[THE EXERCISE]:
Any pictures should be left out; please print exactly the lines between the line with "Emit a Python" and the line with "from matplotlib.transforms import", inclusive.

Plotting code records

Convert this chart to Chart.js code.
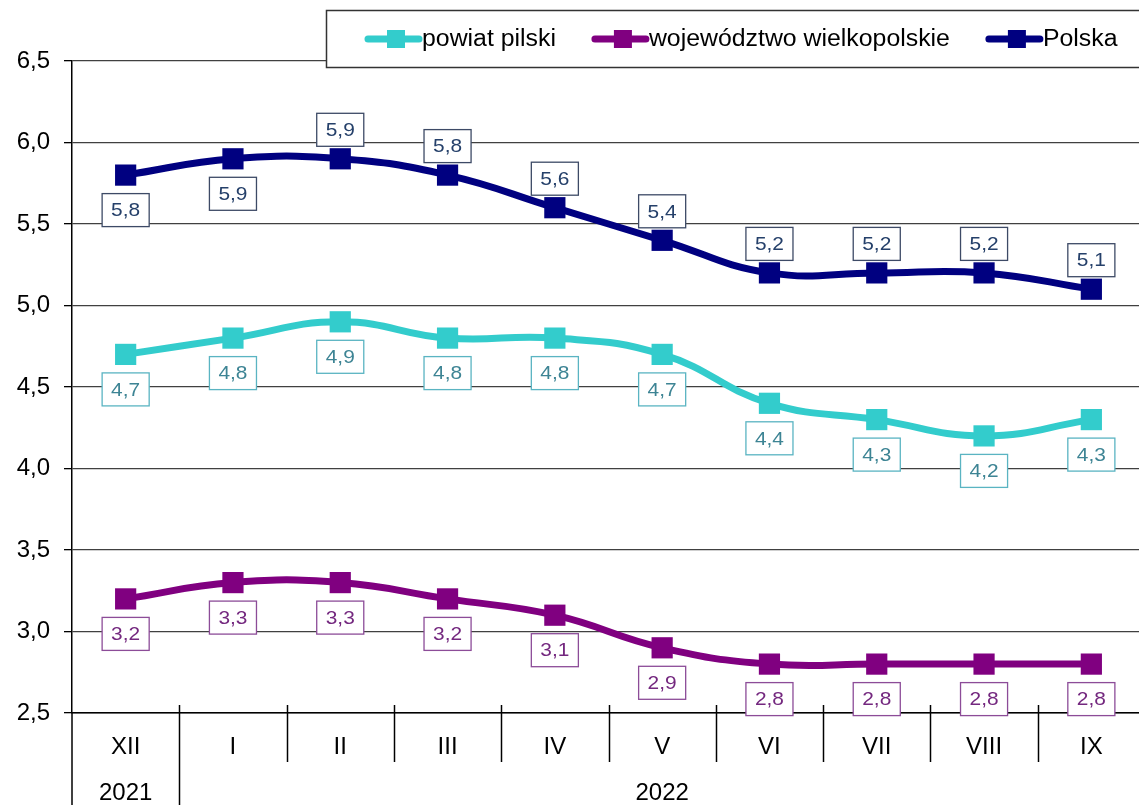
<!DOCTYPE html>
<html>
<head>
<meta charset="utf-8">
<script src="https://cdn.jsdelivr.net/npm/chart.js@4/dist/chart.umd.min.js"></script>
<style>
  html, body { margin: 0; padding: 0; background: #fff; overflow: hidden; }
  #wrap { width: 1139px; height: 805px; overflow: hidden; }
  canvas { display: block; }
</style>
</head>
<body>
<div id="wrap"><canvas id="chart" width="1160" height="805" style="width:1160px;height:805px"></canvas></div>
<script>
const months = ["XII", "I", "II", "III", "IV", "V", "VI", "VII", "VIII", "IX"];
const yearLabels = ["2021", "2022"];
const yearStart = [0, 1];
const yearEnd = [0, 9];

const powiat = [4.7, 4.8, 4.9, 4.8, 4.8, 4.7, 4.4, 4.3, 4.2, 4.3];
const wojewodztwo = [3.2, 3.3, 3.3, 3.2, 3.1, 2.9, 2.8, 2.8, 2.8, 2.8];
const polska = [5.8, 5.9, 5.9, 5.8, 5.6, 5.4, 5.2, 5.2, 5.2, 5.1];

const seriesNames = ["powiat pilski", "województwo wielkopolskie", "Polska"];

// where the value boxes sit relative to the point
const polskaSide = ["below", "below", "above", "above", "above", "above", "above", "above", "above", "above"];
const allBelow = months.map(() => "below");

const FONT = "'Liberation Sans', Arial, sans-serif";
const fmt = v => v.toFixed(1).replace(".", ",");

function series(label, data, color, labelText, labelBorder, sides) {
  return {
    label, data,
    borderColor: color,
    backgroundColor: color,
    borderWidth: 7,
    tension: 0.45,
    pointStyle: "rect",
    pointRadius: 15,
    pointHoverRadius: 15,
    pointBorderWidth: 0,
    labelText, labelBorder, sides,
  };
}

// text a little wider than the font, like the original
function wideText(ctx, txt, x, y, sx) {
  ctx.save();
  ctx.translate(x, y);
  ctx.scale(sx, 1);
  ctx.fillText(txt, 0, 0);
  ctx.restore();
}

const valueBoxes = {
  id: "valueBoxes",
  afterDatasetsDraw(chart) {
    const ctx = chart.ctx;
    ctx.save();
    ctx.font = "19px " + FONT;
    ctx.textAlign = "center";
    ctx.textBaseline = "middle";
    chart.data.datasets.forEach((ds, di) => {
      const meta = chart.getDatasetMeta(di);
      meta.data.forEach((pt, i) => {
        const txt = fmt(ds.data[i]);
        const w = ctx.measureText(txt).width * 1.1 + 18;
        const h = 33;
        const cy = ds.sides[i] === "above" ? pt.y - 29 : pt.y + 35;
        const cx = pt.x;
        ctx.fillStyle = "#fff";
        ctx.fillRect(cx - w / 2, cy - h / 2, w, h);
        ctx.strokeStyle = ds.labelBorder;
        ctx.lineWidth = 1.3;
        ctx.strokeRect(cx - w / 2, cy - h / 2, w, h);
        ctx.fillStyle = ds.labelText;
        wideText(ctx, txt, cx, cy + 1, 1.1);
      });
    });
    ctx.restore();
  }
};

const decor = {
  id: "decor",
  afterDraw(chart) {
    const { ctx, chartArea: a, scales: { x } } = chart;
    const half = (x.getPixelForValue(1) - x.getPixelForValue(0)) / 2;
    ctx.save();
    ctx.strokeStyle = "#000";
    ctx.lineWidth = 1.5;
    for (let i = 1; i < months.length; i++) {
      const px = Math.round(x.getPixelForValue(i) - half) + 0.5;
      const isYear = yearStart.includes(i);
      ctx.beginPath();
      ctx.moveTo(px, a.bottom - 8);
      ctx.lineTo(px, isYear ? chart.height : a.bottom + 49);
      ctx.stroke();
    }
    ctx.beginPath();
    ctx.moveTo(a.left, a.bottom);
    ctx.lineTo(a.left, chart.height);
    ctx.stroke();

    ctx.fillStyle = "#000";
    ctx.font = "24px " + FONT;
    ctx.textAlign = "center";
    ctx.textBaseline = "middle";
    yearLabels.forEach((t, k) => {
      const cx = (x.getPixelForValue(yearStart[k]) + x.getPixelForValue(yearEnd[k])) / 2;
      ctx.fillText(t, cx, a.bottom + 80);
    });

    // legend
    const top = 10, bottom = 67, left = 326;
    ctx.fillStyle = "#fff";
    ctx.fillRect(left, top, chart.width - left + 10, bottom - top);
    ctx.strokeStyle = "#333";
    ctx.lineWidth = 1.5;
    ctx.strokeRect(left + 0.5, top + 0.5, chart.width, bottom - top);
    ctx.font = "23px " + FONT;
    ctx.textAlign = "left";
    let mx = 365;
    const my = 39;
    chart.data.datasets.forEach(ds => {
      ctx.strokeStyle = ds.borderColor;
      ctx.lineWidth = 7;
      ctx.lineCap = "round";
      ctx.beginPath();
      ctx.moveTo(mx + 3, my);
      ctx.lineTo(mx + 54, my);
      ctx.stroke();
      ctx.fillStyle = ds.borderColor;
      ctx.fillRect(mx + 22, my - 9, 18, 18);
      ctx.fillStyle = "#000";
      wideText(ctx, ds.label, mx + 57, my + 1, 1.08);
      mx += 57 + ctx.measureText(ds.label).width * 1.08 + 36;
    });
    ctx.restore();
  }
};

new Chart(document.getElementById("chart"), {
  type: "line",
  data: {
    labels: months,
    datasets: [
      series(seriesNames[0], powiat, "#33CCCC", "#3d8494", "#5ab4c2", allBelow),
      series(seriesNames[1], wojewodztwo, "#800080", "#74287f", "#8c4c98", allBelow),
      series(seriesNames[2], polska, "#000080", "#25406a", "#3d4a66", polskaSide),
    ]
  },
  options: {
    responsive: false,
    animation: false,
    devicePixelRatio: 1,
    layout: { padding: { top: 61, right: 8, bottom: 0, left: 0 } },
    plugins: { legend: { display: false }, tooltip: { enabled: false } },
    scales: {
      x: {
        offset: true,
        grid: { display: false, drawTicks: false },
        border: { display: true, color: "#000", width: 1.5 },
        ticks: { color: "#000", font: { family: FONT, size: 24 }, padding: 20, maxRotation: 0, autoSkip: false },
        afterFit(s) { s.height = 92; }
      },
      y: {
        min: 2.5, max: 6.5,
        grid: { color: "#404040", lineWidth: 1.3, tickLength: 8, tickColor: "#000" },
        border: { display: true, color: "#000", width: 1.5 },
        ticks: { stepSize: 0.5, color: "#000", font: { family: FONT, size: 24 }, padding: 14, callback: v => fmt(v) },
        afterFit(s) { s.width = 72; }
      }
    }
  },
  plugins: [valueBoxes, decor]
});
</script>
</body>
</html>
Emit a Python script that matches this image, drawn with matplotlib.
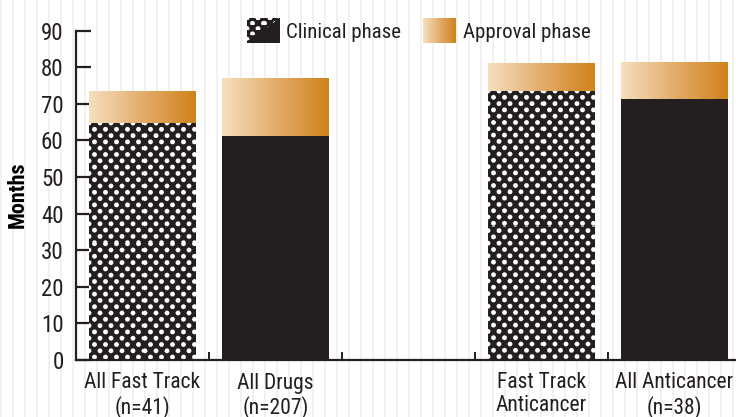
import numpy as np
import matplotlib
matplotlib.use("Agg")
import matplotlib.pyplot as plt
from matplotlib.colors import LinearSegmentedColormap, to_rgba
from matplotlib.image import BboxImage
from matplotlib.legend_handler import HandlerBase
from matplotlib.patches import Rectangle
from matplotlib.transforms import Bbox, TransformedBbox

# ── data (months) ──
categories = ["All Fast Track\n(n=41)", "All Drugs\n(n=207)", "",
              "Fast Track\nAnticancer", "All Anticancer\n(n=38)"]
clinical = [64.5, 61.2, np.nan, 73.3, 71.4]
approval = [8.8, 15.8, np.nan, 7.9, 10.1]
fast_track = [True, False, False, True, False]   # dotted fill for the Fast Track groups

INK = "#231f20"
STRIPE = "#f4eeee"
grad = LinearSegmentedColormap.from_list("approval", ["#f6dfbf", "#e3ad6c", "#d0821a"])

plt.rcParams["font.family"] = ["Roboto Condensed", "Archivo Narrow", "Liberation Sans Narrow",
                               "Sofia Sans Condensed", "DejaVu Sans"]
plt.rcParams["text.color"] = INK


def dot_texture(h, w, split=False):
    """white-dot-on-black print screen, h x w pixels (RGBA)."""
    yy, xx = np.mgrid[0:h, 0:w] + 0.5
    dx, dy, r = 11.0, 6.3, 2.4
    row = np.round(yy / dy)
    off = (row % 2) * dx / 2
    cx = np.round((xx - off) / dx) * dx + off
    d = np.hypot(xx - cx, yy - row * dy)
    a = np.clip(r + 0.5 - d, 0, 1)
    if split:  # dots only in the upper-left half
        a[yy / h > 1 - xx / w] = 0
    ink = np.array(to_rgba(INK))
    return ink * (1 - a[..., None]) + np.array([1, 1, 1, 1.0]) * a[..., None]


class SplitSwatch(HandlerBase):
    def create_artists(self, legend, orig, xd, yd, w, h, fs, trans):
        bb = TransformedBbox(Bbox.from_bounds(-xd, -yd, w, h), trans)
        im = BboxImage(bb, interpolation="nearest")
        im.set_data(dot_texture(30, 32, split=True))
        return [im]


class GradientSwatch(HandlerBase):
    def create_artists(self, legend, orig, xd, yd, w, h, fs, trans):
        bb = TransformedBbox(Bbox.from_bounds(-xd, -yd, w, h), trans)
        im = BboxImage(bb, interpolation="bilinear")
        im.set_data(grad(np.tile(np.linspace(0, 1, 64), (4, 1))))
        return [im]


fig = plt.figure(figsize=(7.36, 4.17), dpi=100)

# faint vertical pinstripes behind everything
bg = fig.add_axes([0, 0, 1, 1], zorder=-1)
bg.set_axis_off()
bg.set_xlim(0, 736)
bg.set_ylim(0, 417)
bg.vlines(np.arange(1, 736, 12), 0, 417, color=STRIPE, lw=1.2)

ax = fig.add_axes([76 / 736, 57 / 417, 665 / 736, 329.5 / 417])
ax.patch.set_alpha(0)
ax.set_xlim(-0.5, 4.5)
ax.set_ylim(0, 90)

x = np.arange(len(categories))
low = ax.bar(x, clinical, width=0.8, color=INK, lw=0, zorder=2)
top = ax.bar(x, approval, bottom=clinical, width=0.8, color="none", lw=0, zorder=2)

# dotted screen for the Fast Track clinical bars, pixel-aligned
for p, dotted in zip(low.patches, fast_track):
    if not dotted or np.isnan(p.get_height()):
        continue
    x0, y0, bw, bh = p.get_x(), p.get_y(), p.get_width(), p.get_height()
    (px0, py0), (px1, py1) = ax.transData.transform([(x0, y0), (x0 + bw, y0 + bh)])
    tex = dot_texture(int(round(py1 - py0)), int(round(px1 - px0)))
    ax.imshow(tex, aspect="auto", interpolation="nearest", zorder=2.5,
              extent=(x0, x0 + bw, y0, y0 + bh))

# left-to-right colour ramp for the approval segments
ramp = np.linspace(0, 1, 256).reshape(1, -1)
for p in top.patches:
    if np.isnan(p.get_height()):
        continue
    x0, y0 = p.get_x(), p.get_y()
    ax.imshow(ramp, cmap=grad, aspect="auto", interpolation="bilinear", zorder=2,
              extent=(x0, x0 + p.get_width(), y0, y0 + p.get_height()))

ax.set_xlim(-0.5, 4.5)
ax.set_ylim(0, 90)
ax.set_yticks(range(0, 91, 10))
ax.set_xticks(x)
ax.set_xticklabels(categories, fontsize=15.5, linespacing=1.12, va="top")
ax.set_xticks(x[:-1] + 0.5, minor=True)

for s in ("top", "right"):
    ax.spines[s].set_visible(False)
for s in ("left", "bottom"):
    ax.spines[s].set_linewidth(1.6)
    ax.spines[s].set_color(INK)

ax.tick_params(axis="y", direction="in", length=11, width=1.6, color=INK,
               labelsize=16.5, labelcolor=INK, pad=9)
ax.tick_params(axis="x", which="major", length=0, pad=9, labelcolor=INK)
ax.tick_params(axis="x", which="minor", direction="in", length=6, width=1.4, color=INK)

ax.set_ylabel("Months", fontsize=16, fontweight="bold")
ax.yaxis.set_label_coords(-47 / 665, 0.5)

h1, h2 = Rectangle((0, 0), 1, 1), Rectangle((0, 0), 1, 1)
fig.legend([h1, h2], ["Clinical phase", "Approval phase"],
           handler_map={h1: SplitSwatch(), h2: GradientSwatch()},
           loc="upper center", bbox_to_anchor=(0.569, 1.0), ncol=2, frameon=False,
           fontsize=15, handlelength=1.55, handleheight=1.4, handletextpad=0.35,
           columnspacing=1.05)

fig.savefig("out.png", dpi=100)
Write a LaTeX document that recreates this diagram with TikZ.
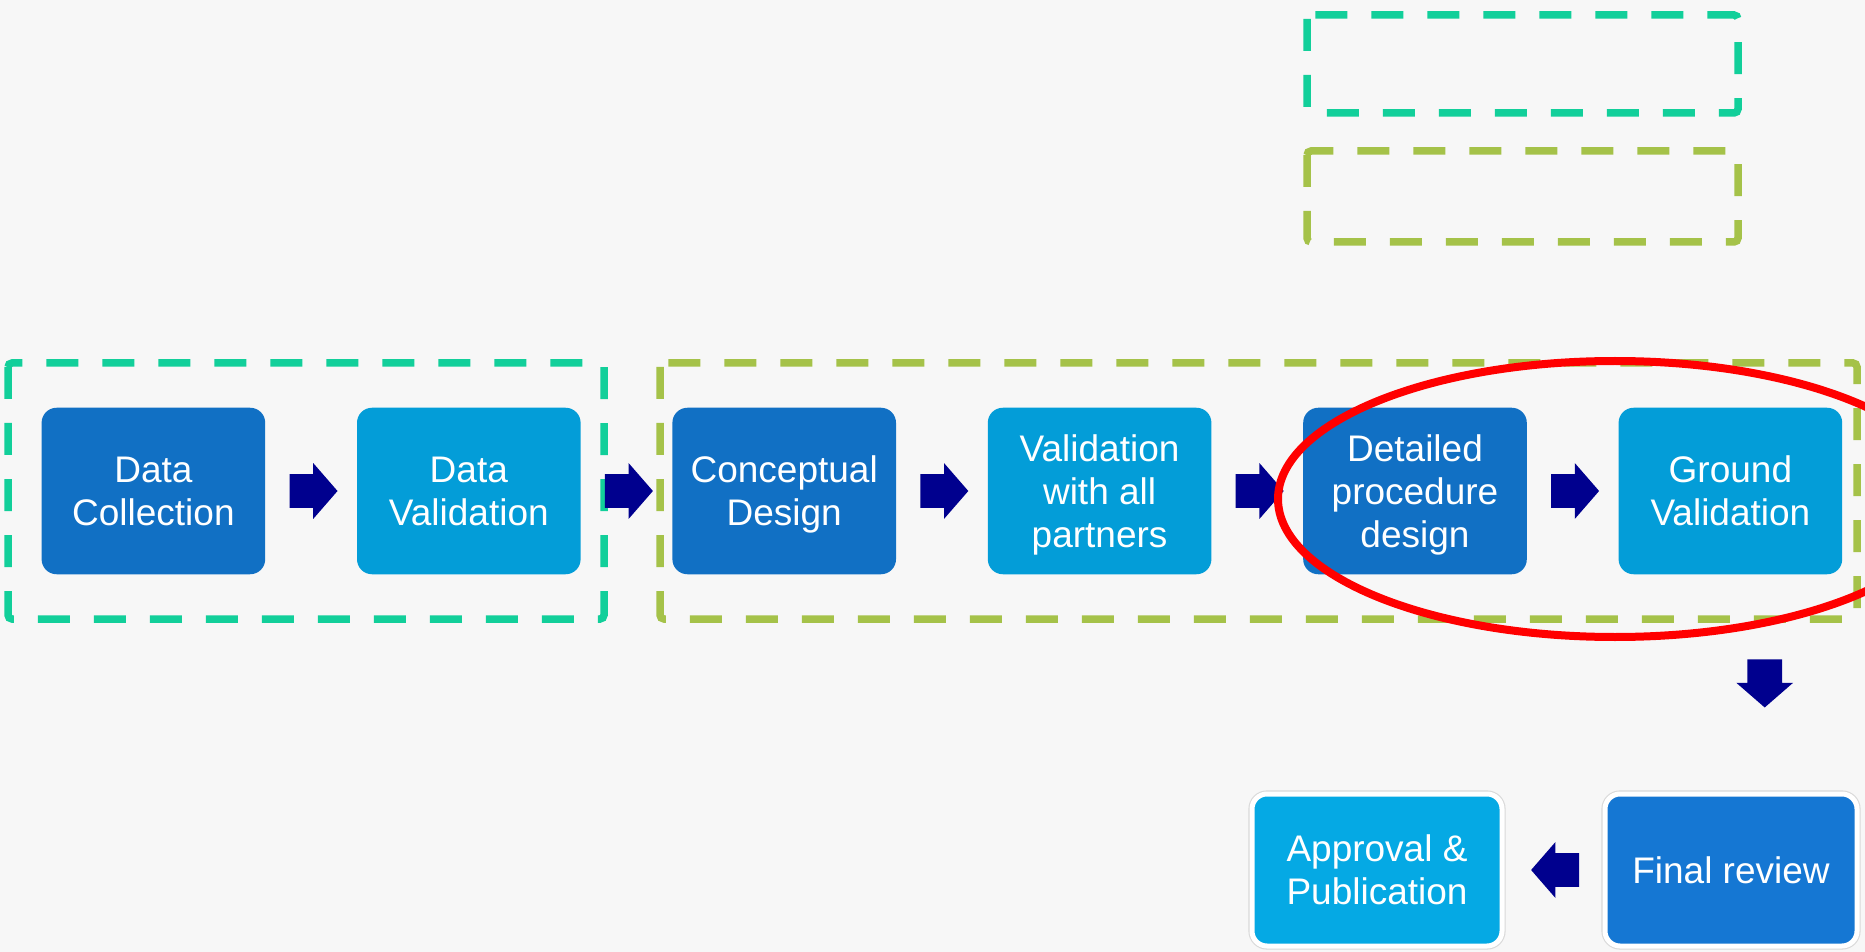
\documentclass[tikz,border=0pt]{standalone}
\usepackage{fontspec}
\setmainfont{Liberation Sans}
\usetikzlibrary{positioning,calc,shapes.arrows}
\definecolor{bgcol}{HTML}{F7F7F7}
\definecolor{darkbox}{HTML}{1170C4}
\definecolor{lightbox}{HTML}{039DD8}
\definecolor{finalcol}{HTML}{1577D3}
\definecolor{approvcol}{HTML}{05A9E4}
\definecolor{navyarrow}{HTML}{00008E}
\definecolor{tealdash}{HTML}{12CF9A}
\definecolor{olivedash}{HTML}{A5C249}
\tikzset{
  stepbox/.style={rounded corners=7.5pt, minimum width=111.8pt, minimum height=83.25pt,
    inner sep=0pt, text depth=0pt, text=white, align=center, font=\fontsize{18.5}{21.5}\selectfont},
  dkbox/.style={stepbox, fill=darkbox},
  ltbox/.style={stepbox, fill=lightbox},
  endbox/.style={stepbox, draw=white, line width=2.5pt, minimum height=76pt,
    preaction={draw=black!15, line width=3.6pt}},
  blockarrow/.style={single arrow, fill=navyarrow, inner xsep=0pt, inner ysep=8.25pt,
    minimum height=24pt, single arrow head extend=5.5pt, single arrow tip angle=98},
  downarrow/.style={blockarrow, inner xsep=8.5pt, inner ysep=0pt, shape border rotate=270},
  tealframe/.style={draw=tealdash, line width=3.75pt, dash pattern=on 16pt off 12pt, rounded corners=2pt},
  oliveframe/.style={tealframe, draw=olivedash},
}
\begin{document}
\begin{tikzpicture}[x=0.5pt,y=-0.5pt,node distance=45.5pt]
	\fill[bgcol] (0,0) rectangle (1865,952);
	\clip (0,0) rectangle (1865,952);
	% legend frames
	\draw[tealframe] (1307,15) rectangle (1738,113);
	\draw[oliveframe] (1307,151) rectangle (1738,242);
	% group frames
	\draw[tealframe] (8,363) rectangle (604,619);
	\draw[oliveframe] (660,363) rectangle (1857,619);
	% steps
	\node[dkbox] (collect) at (153.4,491) {Data\\Collection};
	\node[ltbox, right=of collect] (datval) {Data\\Validation};
	\node[dkbox, right=of datval] (concept) {Conceptual\\Design};
	\node[ltbox, right=of concept] (partners) {Validation\\with all\\partners};
	\node[dkbox, right=of partners] (detail) {Detailed\\procedure\\design};
	\node[ltbox, right=of detail] (ground) {Ground\\Validation};
	\node[endbox, fill=finalcol, minimum width=126pt] (review) at (1731,870) {Final review};
	\node[endbox, fill=approvcol, minimum width=125pt] (approval) at (1377,870) {Approval \&\\Publication};
	% arrows
	\node[blockarrow, anchor=tail] (a1) at ($(collect.east)!0.5!(datval.west)+(-22,0)$) {};
	\node[blockarrow, anchor=tail] (a2) at ($(datval.east)!0.5!(concept.west)+(-22,0)$) {};
	\node[blockarrow, anchor=tail] (a3) at ($(concept.east)!0.5!(partners.west)+(-22,0)$) {};
	\node[blockarrow, anchor=tail] (a4) at ($(partners.east)!0.5!(detail.west)+(-22,0)$) {};
	\node[blockarrow, anchor=tail] (a5) at ($(detail.east)!0.5!(ground.west)+(-22,0)$) {};
	\node[downarrow, anchor=tail] (a6) at ($(ground.south)!0.5!(review.north)+(34,-24)$) {};
	\node[blockarrow, shape border rotate=180, anchor=tail] (a7) at ($(review.west)!0.5!(approval.east)+(26,0)$) {};
	% highlight
	\draw[red, line width=4pt] (1615,499) ellipse [x radius=337, y radius=138];
\end{tikzpicture}
\end{document}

[EXERCISE OUTPUT]:
Emit a Python script that matches this image, drawn with matplotlib.
import numpy as np
import matplotlib
matplotlib.use("Agg")
import matplotlib.pyplot as plt
from matplotlib.colors import LinearSegmentedColormap, to_rgba
from matplotlib.image import BboxImage
from matplotlib.legend_handler import HandlerBase
from matplotlib.patches import Rectangle
from matplotlib.transforms import Bbox, TransformedBbox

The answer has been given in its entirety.